Но и теперь, после того как Фейербах и в своих "Тезисах" в "Anekdota" и подробнее в "Философии будущего" опрокинул в корне старую диалектику и философию, после того как, наоборот, вышеуказанная критика, не сумевшая выполнить это дело, увидела, что это дело выполнено, и провозгласила себя чистой, решительной, абсолютной, все себе уяснившей критикой, после того как она в своем спиритуалистическом высокомерии свела все историческое движение к отношению остального мира (зачисленного ею, в отличие от нее самой, в категорию "массы") к ней самой и растворила все догматические противоположности в одной догматической противоположности между собственной своей мудростью и глупостью мира, между критическим Христом и человечеством как "толпой", после того как она ежедневно и ежечасно доказывала свои собственные превосходные качества путем выявления скудоумия массы, после того как она в печати заявила о своем решительном превосходстве как над человеческими ощущениями, так и над миром, над которым она возвышается в царственном одиночестве, разражаясь лишь время от времени саркастическим смехом олимпийских богов, после того как, наконец, она возвестила критический страшный суд, заявив, что близится день, когда против нее ополчится все погибающее человечество, которое будет разбито ею на группы, причем каждая особая группа получит свое testimonium paupertatis {свидетельство о бедности}, – после всех этих забавных кривляний умирающего в форме критики идеализма (младогегельянства) этот идеализм не высказал даже и отдаленного намека на то, что пора критически размежеваться со своей матерью, гегелевской диалектикой, и даже не сумел [ничего] сообщить о своем критическом отношении к фейербаховской диалектике. Это – совершенно некритическое отношение к самому себе.

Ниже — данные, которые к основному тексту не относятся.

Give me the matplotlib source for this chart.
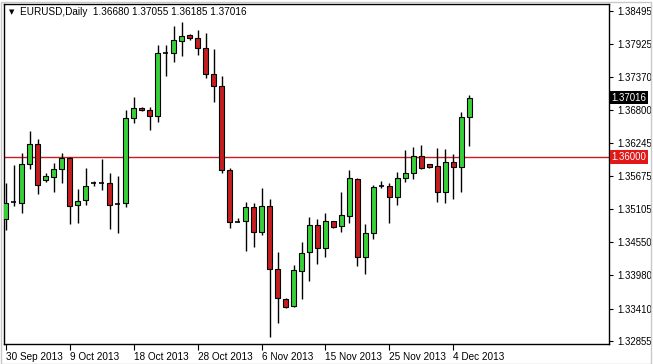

Фейербах, – единственный мыслитель, у которого мы наблюдаем серьезное, критическое отношение к гегелевской диалектике; только он сделал подлинные открытия в этой области и вообще по-настоящему преодолел старую философию. Величие сделанного Фейербахом и скромная простота, с какой он выступает перед миром, находятся в поразительном контрасте с тем, что наблюдается в этом отношении у критики.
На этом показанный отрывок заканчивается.